What you have to do: Restate the data word for word and leave the images out.

========================

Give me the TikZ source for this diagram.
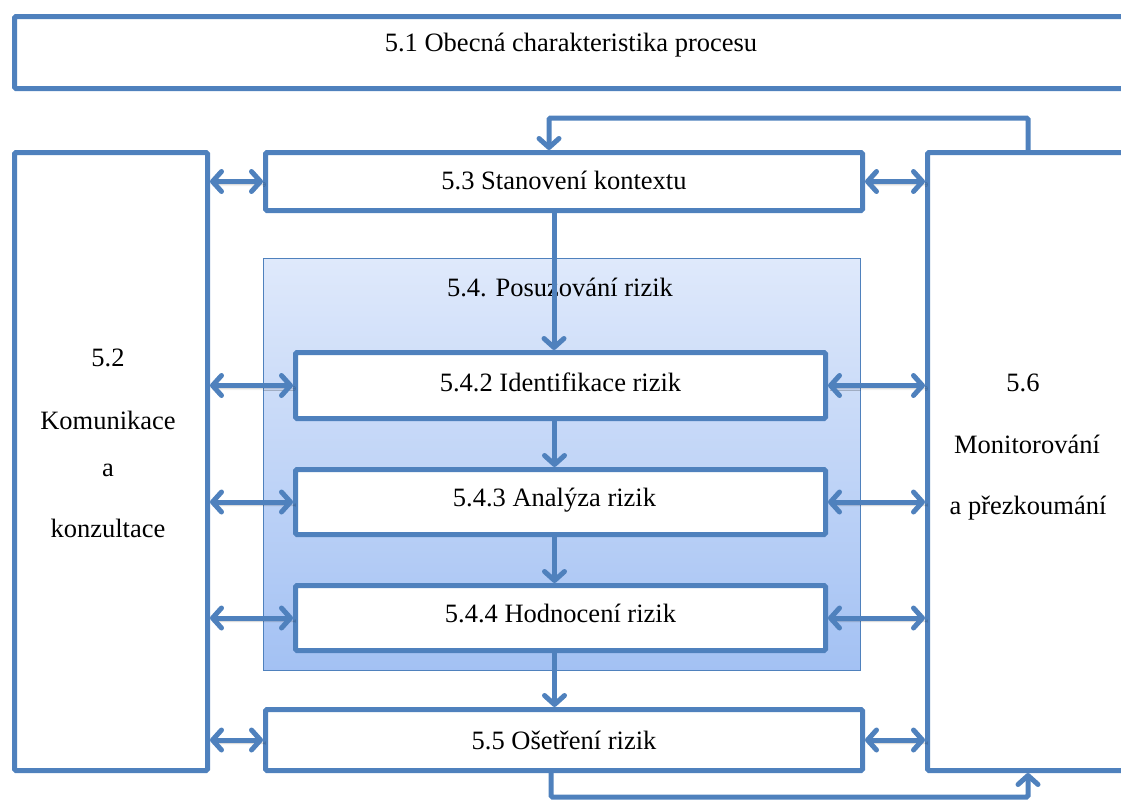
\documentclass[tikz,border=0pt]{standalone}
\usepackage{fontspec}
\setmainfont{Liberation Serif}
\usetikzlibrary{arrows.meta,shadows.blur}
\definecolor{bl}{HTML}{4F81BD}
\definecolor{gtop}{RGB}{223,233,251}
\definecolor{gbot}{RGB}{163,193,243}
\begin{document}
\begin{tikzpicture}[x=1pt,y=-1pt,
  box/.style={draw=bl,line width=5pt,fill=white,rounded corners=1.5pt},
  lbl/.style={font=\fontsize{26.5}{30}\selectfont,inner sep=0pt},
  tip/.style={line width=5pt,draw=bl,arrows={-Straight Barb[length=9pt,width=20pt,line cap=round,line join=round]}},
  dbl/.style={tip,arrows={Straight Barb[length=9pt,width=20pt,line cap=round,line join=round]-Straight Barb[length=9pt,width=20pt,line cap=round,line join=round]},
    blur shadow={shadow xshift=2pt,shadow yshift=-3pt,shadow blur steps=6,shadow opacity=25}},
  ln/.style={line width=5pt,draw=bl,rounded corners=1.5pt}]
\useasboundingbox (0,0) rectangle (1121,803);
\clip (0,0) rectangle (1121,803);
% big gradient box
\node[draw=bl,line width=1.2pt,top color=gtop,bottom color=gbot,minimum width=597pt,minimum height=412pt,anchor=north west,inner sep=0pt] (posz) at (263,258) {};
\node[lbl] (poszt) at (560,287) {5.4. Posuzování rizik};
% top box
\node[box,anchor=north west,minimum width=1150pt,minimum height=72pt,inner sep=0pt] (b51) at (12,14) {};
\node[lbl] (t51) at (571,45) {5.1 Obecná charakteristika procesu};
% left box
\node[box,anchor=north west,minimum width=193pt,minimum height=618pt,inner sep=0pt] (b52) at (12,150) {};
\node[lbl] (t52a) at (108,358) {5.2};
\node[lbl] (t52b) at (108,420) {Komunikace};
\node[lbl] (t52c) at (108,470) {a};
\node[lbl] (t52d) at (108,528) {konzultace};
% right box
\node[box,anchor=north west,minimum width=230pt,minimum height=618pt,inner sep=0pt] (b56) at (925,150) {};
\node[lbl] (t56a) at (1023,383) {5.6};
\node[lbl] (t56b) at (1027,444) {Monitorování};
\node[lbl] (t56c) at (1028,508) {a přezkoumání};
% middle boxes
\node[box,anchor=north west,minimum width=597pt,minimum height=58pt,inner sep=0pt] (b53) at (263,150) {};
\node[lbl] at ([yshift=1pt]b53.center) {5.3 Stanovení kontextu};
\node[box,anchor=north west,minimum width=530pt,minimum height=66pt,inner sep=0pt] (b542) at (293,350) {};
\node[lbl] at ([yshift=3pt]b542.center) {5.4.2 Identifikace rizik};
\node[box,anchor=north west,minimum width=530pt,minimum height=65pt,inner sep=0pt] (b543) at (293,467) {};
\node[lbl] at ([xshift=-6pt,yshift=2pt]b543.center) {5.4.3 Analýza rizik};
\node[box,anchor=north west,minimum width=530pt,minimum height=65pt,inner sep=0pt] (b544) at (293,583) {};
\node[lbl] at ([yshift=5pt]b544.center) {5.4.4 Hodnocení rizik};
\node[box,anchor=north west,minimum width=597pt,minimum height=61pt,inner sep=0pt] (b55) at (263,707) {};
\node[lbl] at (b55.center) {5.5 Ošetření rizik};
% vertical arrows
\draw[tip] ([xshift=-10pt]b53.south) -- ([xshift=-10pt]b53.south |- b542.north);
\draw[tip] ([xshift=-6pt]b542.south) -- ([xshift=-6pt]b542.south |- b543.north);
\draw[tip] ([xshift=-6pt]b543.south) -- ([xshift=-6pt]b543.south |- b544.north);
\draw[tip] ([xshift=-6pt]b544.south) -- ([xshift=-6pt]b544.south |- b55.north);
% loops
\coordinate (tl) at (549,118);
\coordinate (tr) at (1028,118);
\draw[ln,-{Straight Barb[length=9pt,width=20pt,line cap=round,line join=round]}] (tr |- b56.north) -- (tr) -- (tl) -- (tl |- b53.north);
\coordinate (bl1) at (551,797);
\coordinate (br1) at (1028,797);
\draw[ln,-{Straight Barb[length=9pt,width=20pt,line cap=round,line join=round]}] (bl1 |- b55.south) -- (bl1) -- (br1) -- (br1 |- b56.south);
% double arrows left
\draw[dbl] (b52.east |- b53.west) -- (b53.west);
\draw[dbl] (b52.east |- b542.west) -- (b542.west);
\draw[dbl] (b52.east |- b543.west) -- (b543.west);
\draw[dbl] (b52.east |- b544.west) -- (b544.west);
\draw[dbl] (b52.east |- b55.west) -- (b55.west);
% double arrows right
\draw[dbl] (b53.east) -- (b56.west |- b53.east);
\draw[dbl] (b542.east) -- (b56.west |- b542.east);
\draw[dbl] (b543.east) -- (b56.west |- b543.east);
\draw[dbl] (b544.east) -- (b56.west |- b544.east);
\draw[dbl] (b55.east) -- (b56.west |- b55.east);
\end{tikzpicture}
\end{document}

========================

Output of the task:
Give me the TikZ source for this diagram.
\documentclass[tikz,border=0pt]{standalone}
\usepackage{fontspec}
\setmainfont{Liberation Serif}
\usetikzlibrary{arrows.meta,shadows.blur}
\definecolor{bl}{HTML}{4F81BD}
\definecolor{gtop}{RGB}{223,233,251}
\definecolor{gbot}{RGB}{163,193,243}
\begin{document}
\begin{tikzpicture}[x=1pt,y=-1pt,
  box/.style={draw=bl,line width=5pt,fill=white,rounded corners=1.5pt},
  lbl/.style={font=\fontsize{26.5}{30}\selectfont,inner sep=0pt},
  tip/.style={line width=5pt,draw=bl,arrows={-Straight Barb[length=9pt,width=20pt,line cap=round,line join=round]}},
  dbl/.style={tip,arrows={Straight Barb[length=9pt,width=20pt,line cap=round,line join=round]-Straight Barb[length=9pt,width=20pt,line cap=round,line join=round]},
    blur shadow={shadow xshift=2pt,shadow yshift=-3pt,shadow blur steps=6,shadow opacity=25}},
  ln/.style={line width=5pt,draw=bl,rounded corners=1.5pt}]
\useasboundingbox (0,0) rectangle (1121,803);
\clip (0,0) rectangle (1121,803);
% big gradient box
\node[draw=bl,line width=1.2pt,top color=gtop,bottom color=gbot,minimum width=597pt,minimum height=412pt,anchor=north west,inner sep=0pt] (posz) at (263,258) {};
\node[lbl] (poszt) at (560,287) {5.4. Posuzování rizik};
% top box
\node[box,anchor=north west,minimum width=1150pt,minimum height=72pt,inner sep=0pt] (b51) at (12,14) {};
\node[lbl] (t51) at (571,45) {5.1 Obecná charakteristika procesu};
% left box
\node[box,anchor=north west,minimum width=193pt,minimum height=618pt,inner sep=0pt] (b52) at (12,150) {};
\node[lbl] (t52a) at (108,358) {5.2};
\node[lbl] (t52b) at (108,420) {Komunikace};
\node[lbl] (t52c) at (108,470) {a};
\node[lbl] (t52d) at (108,528) {konzultace};
% right box
\node[box,anchor=north west,minimum width=230pt,minimum height=618pt,inner sep=0pt] (b56) at (925,150) {};
\node[lbl] (t56a) at (1023,383) {5.6};
\node[lbl] (t56b) at (1027,444) {Monitorování};
\node[lbl] (t56c) at (1028,508) {a přezkoumání};
% middle boxes
\node[box,anchor=north west,minimum width=597pt,minimum height=58pt,inner sep=0pt] (b53) at (263,150) {};
\node[lbl] at ([yshift=1pt]b53.center) {5.3 Stanovení kontextu};
\node[box,anchor=north west,minimum width=530pt,minimum height=66pt,inner sep=0pt] (b542) at (293,350) {};
\node[lbl] at ([yshift=3pt]b542.center) {5.4.2 Identifikace rizik};
\node[box,anchor=north west,minimum width=530pt,minimum height=65pt,inner sep=0pt] (b543) at (293,467) {};
\node[lbl] at ([xshift=-6pt,yshift=2pt]b543.center) {5.4.3 Analýza rizik};
\node[box,anchor=north west,minimum width=530pt,minimum height=65pt,inner sep=0pt] (b544) at (293,583) {};
\node[lbl] at ([yshift=5pt]b544.center) {5.4.4 Hodnocení rizik};
\node[box,anchor=north west,minimum width=597pt,minimum height=61pt,inner sep=0pt] (b55) at (263,707) {};
\node[lbl] at (b55.center) {5.5 Ošetření rizik};
% vertical arrows
\draw[tip] ([xshift=-10pt]b53.south) -- ([xshift=-10pt]b53.south |- b542.north);
\draw[tip] ([xshift=-6pt]b542.south) -- ([xshift=-6pt]b542.south |- b543.north);
\draw[tip] ([xshift=-6pt]b543.south) -- ([xshift=-6pt]b543.south |- b544.north);
\draw[tip] ([xshift=-6pt]b544.south) -- ([xshift=-6pt]b544.south |- b55.north);
% loops
\coordinate (tl) at (549,118);
\coordinate (tr) at (1028,118);
\draw[ln,-{Straight Barb[length=9pt,width=20pt,line cap=round,line join=round]}] (tr |- b56.north) -- (tr) -- (tl) -- (tl |- b53.north);
\coordinate (bl1) at (551,797);
\coordinate (br1) at (1028,797);
\draw[ln,-{Straight Barb[length=9pt,width=20pt,line cap=round,line join=round]}] (bl1 |- b55.south) -- (bl1) -- (br1) -- (br1 |- b56.south);
% double arrows left
\draw[dbl] (b52.east |- b53.west) -- (b53.west);
\draw[dbl] (b52.east |- b542.west) -- (b542.west);
\draw[dbl] (b52.east |- b543.west) -- (b543.west);
\draw[dbl] (b52.east |- b544.west) -- (b544.west);
\draw[dbl] (b52.east |- b55.west) -- (b55.west);
% double arrows right
\draw[dbl] (b53.east) -- (b56.west |- b53.east);
\draw[dbl] (b542.east) -- (b56.west |- b542.east);
\draw[dbl] (b543.east) -- (b56.west |- b543.east);
\draw[dbl] (b544.east) -- (b56.west |- b544.east);
\draw[dbl] (b55.east) -- (b56.west |- b55.east);
\end{tikzpicture}
\end{document}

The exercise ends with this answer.